Despite the title, it’s not really terribly important that the kids go to Catholic school. I gather it’s a semi-autobiographical story, which explains that choice. The animated sequences, on the other hand, are pretty important. It’s not that they reveal anything very surprising about the way the kids think of themselves, and they certainly don’t reshape any of the plot. They do, however, provide the movie with a propulsive sense of action which I think distinguishes it from a lot of indie coming of age flicks. The animation ruthlessly strips away sentimentalism, because it’s so cheesy and in places tawdry.

Definitely worth owning, for me.

What's that, officer?

I wound up calling this guy. The number listed was his home number but his wife kindly gave me his work number. He sounded pretty confused when I talked to him, so I just recommended that he contact his local FBI office and complain that someone was using his name for fraudulent purposes. At the time, there was no telling if he was lying or not. I figured recommending the cops would work either way.

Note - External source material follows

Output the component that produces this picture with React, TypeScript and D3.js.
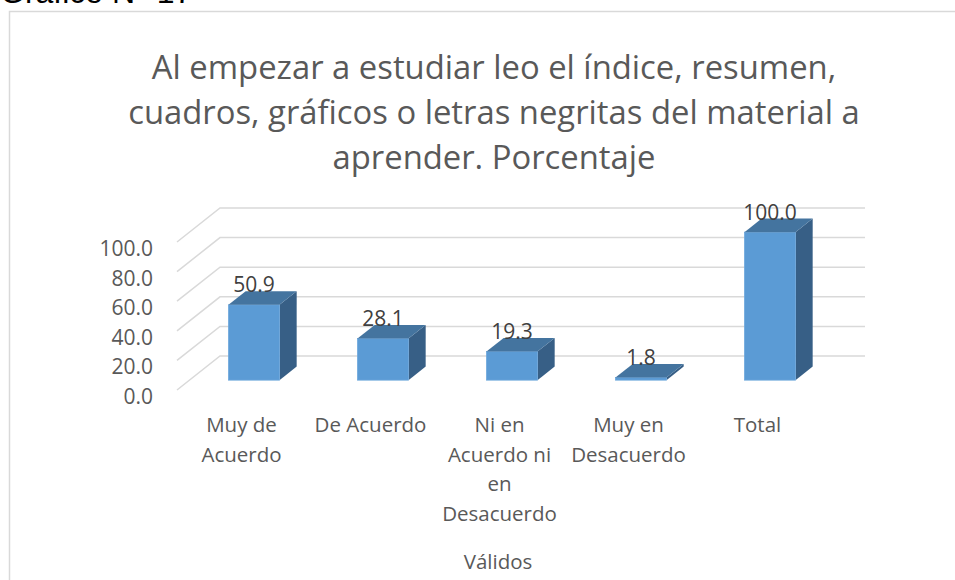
import React from "react";
import * as d3 from "d3";

const categories: string[][] = [
  ["Muy de", "Acuerdo"],
  ["De Acuerdo"],
  ["Ni en", "Acuerdo ni", "en", "Desacuerdo"],
  ["Muy en", "Desacuerdo"],
  ["Total"],
];
const values: number[] = [50.9, 28.1, 19.3, 1.8, 100.0];
const yTicks: number[] = [0, 20, 40, 60, 80, 100];
const titleLines: string[] = [
  "Al empezar a estudiar leo el índice, resumen,",
  "cuadros, gráficos o letras negritas del material a",
  "aprender. Porcentaje",
];
const xAxisTitle = "Válidos";
const figureLabel = "Gráfico N° 17";

const W = 955;
const H = 580;
const FONT = "'Open Sans', sans-serif";

export default function App() {
  const x0 = 177, x1 = 822;
  const depthX = 43, depthY = -34;
  const gridRight = 865;
  const y = d3.scaleLinear().domain([0, 100]).range([390, 242]);
  const xb = d3.scaleBand<number>().domain(d3.range(values.length)).range([x0, x1]);
  const barW = 51;
  const zStart = 0.29, zDepth = 0.4;

  const catKeys = d3.range(values.length);

  return (
    <svg width={W} height={H} style={{ position: "absolute", left: 0, top: 0, background: "#fff" }}>
      <text x={0} y={3} fontFamily="'Liberation Sans', Arial, sans-serif" fontSize={32} fill="#000">{figureLabel}</text>
      <rect x={9.5} y={11.5} width={W + 10} height={H + 10} fill="#fff" stroke="#d9d9d9" strokeWidth={1.5} />
      {titleLines.map((t, i) => (
        <text key={i} x={494} y={79 + i * 45} textAnchor="middle" fontFamily={FONT} fontSize={32.8} fill="#595959">{t}</text>
      ))}
      {yTicks.map((v) => {
        const yf = y(v);
        const p = d3.path();
        p.moveTo(x0, yf);
        p.lineTo(x0 + depthX, yf + depthY);
        p.lineTo(gridRight, yf + depthY);
        return <path key={v} d={p.toString()} fill="none" stroke="#d9d9d9" strokeWidth={1.5} />;
      })}
      {yTicks.map((v) => (
        <text key={v} x={153} y={y(v) + 14} textAnchor="end" fontFamily={FONT} fontSize={21} fill="#595959">{v.toFixed(1)}</text>
      ))}
      {catKeys.map((i) => {
        const v = values[i];
        const cx = (xb(i) as number) + xb.bandwidth() / 2 + zStart * depthX;
        const base = y(0) + zStart * depthY;
        const top = base - (y(0) - y(v));
        const l = cx - barW / 2, r = cx + barW / 2;
        const dx = zDepth * depthX, dy = zDepth * depthY;
        const side = `M${r},${top}L${r + dx},${top + dy}L${r + dx},${base + dy}L${r},${base}Z`;
        const topF = `M${l},${top}L${l + dx},${top + dy}L${r + dx},${top + dy}L${r},${top}Z`;
        return (
          <g key={i}>
            <path d={side} fill="#375F86" />
            <rect x={l} y={top} width={barW} height={base - top} fill="#5B9BD5" stroke="#6FA8DC" strokeWidth={0.8} />
            <path d={topF} fill="#44749F" />
            <text x={cx} y={top + dy + 1} textAnchor="middle" fontFamily={FONT} fontSize={21} fill="#404040">{v.toFixed(1)}</text>
          </g>
        );
      })}
      {catKeys.map((i) => (
        <text key={i} textAnchor="middle" fontFamily={FONT} fontSize={20.5} fill="#595959">
          {categories[i].map((ln, j) => (
            <tspan key={j} x={(xb(i) as number) + xb.bandwidth() / 2} y={432 + j * 29.5}>{ln}</tspan>
          ))}
        </text>
      ))}
      <text x={498} y={569} textAnchor="middle" fontFamily={FONT} fontSize={20.5} fill="#595959">{xAxisTitle}</text>
    </svg>
  );
}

I later got email from the sysadmin at one of the hosts associated with the spam, who said they’d found the guy responsible for the spam. Didn’t say who it was, which is OK with me.

Today, Greg pointed out this page, on which nandi@bonbon.net says:

We are a new online bank. We need someone who can make us a script which supports fully automated banking (credit card deposits, internal money
transfers, wire transfer requests, etc.). We are willing to pay big cash for
the program.

Alas, Justin Young confirmed that nandi@bonbon.net was his email address when I talked to him on the phone. So I’m thinking he’s responsible after all. Poor guy. I’m glad I got to help wield the hammer.

Apocalypse Spam

Jeremy Bowers writes on the hidden dangers of Bayesian spam filters. Core of the argument: spammers can use any possible filter mechanism to fine tune their spam, and since the Bayesian filter is the best we have, once it fails we’re doomed.

However, if you’re trying to sell me something, you have to either a) market it in the body of the message, or b) give me a URL to look at. Here’s the simple algorithm for filtering spam with URLs in it: if the sender is in my address book, let it through. Otherwise, mark it as possible spam. Jeremy neglects to consider the possibility of personalized filters which by their nature can’t be duplicated by spammers, since they rely on information that only I have.

Bayesian filters may in the end prove to be personal enough, in fact, since they use your own email as the basis for the filters. All in all, I’m not too worried.